Quelles sont vos perspectives d’avenir ?
Nous allons poursuivre la stratégie du groupe en développant à la fois la croissance interne et externe. Nous devons être capables de signer des accords nationaux et européens avec les grands donneurs d’ordre. Le développement à l’international reste très important dans notre stratégie. Il demeure essentiel d’imposer notre marque dans les grands pays d’Europe car notre métier est avant tout basé sur la proximité. Nous visons 1 milliard de chiffre d’affaires d’ici cinq ans !

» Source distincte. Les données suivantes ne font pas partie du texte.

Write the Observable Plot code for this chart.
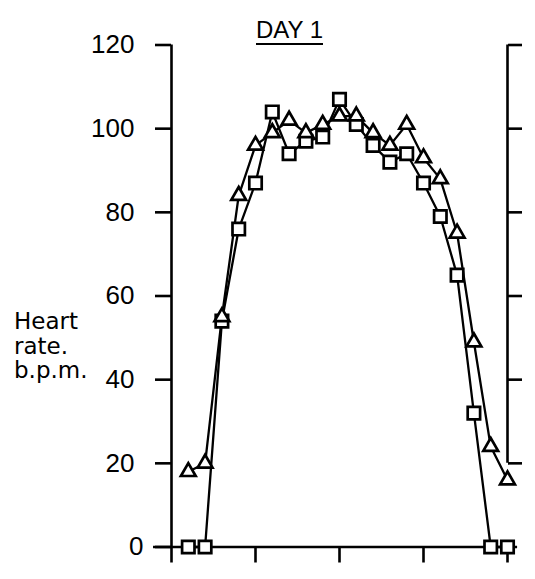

les Conseils de Patrick Thélot
- Ne pas chercher à être le plus innovant du monde. Tout le monde n’est pas Bill Gates. Il faut s’inspirer ou améliorer les idées qui fonctionnent.
- Favoriser toujours le client. L’essentiel de votre temps doit être consacré à la recherche des clients.
- Bien choisir son marché. Votre projet doit correspondre à celui-ci et favoriser toujours la qualité.
- Consacrer l’essentiel de ses moyens au développement de l’entreprise. Ne faites pas l’erreur de louer des beaux bureaux ou des belles voitures qui vous coûteront cher mais qui ne vous apporteront pas grand-chose.
- Savoir bien s’entourer et déléguer. Il n’y a de valeur que d’hommes.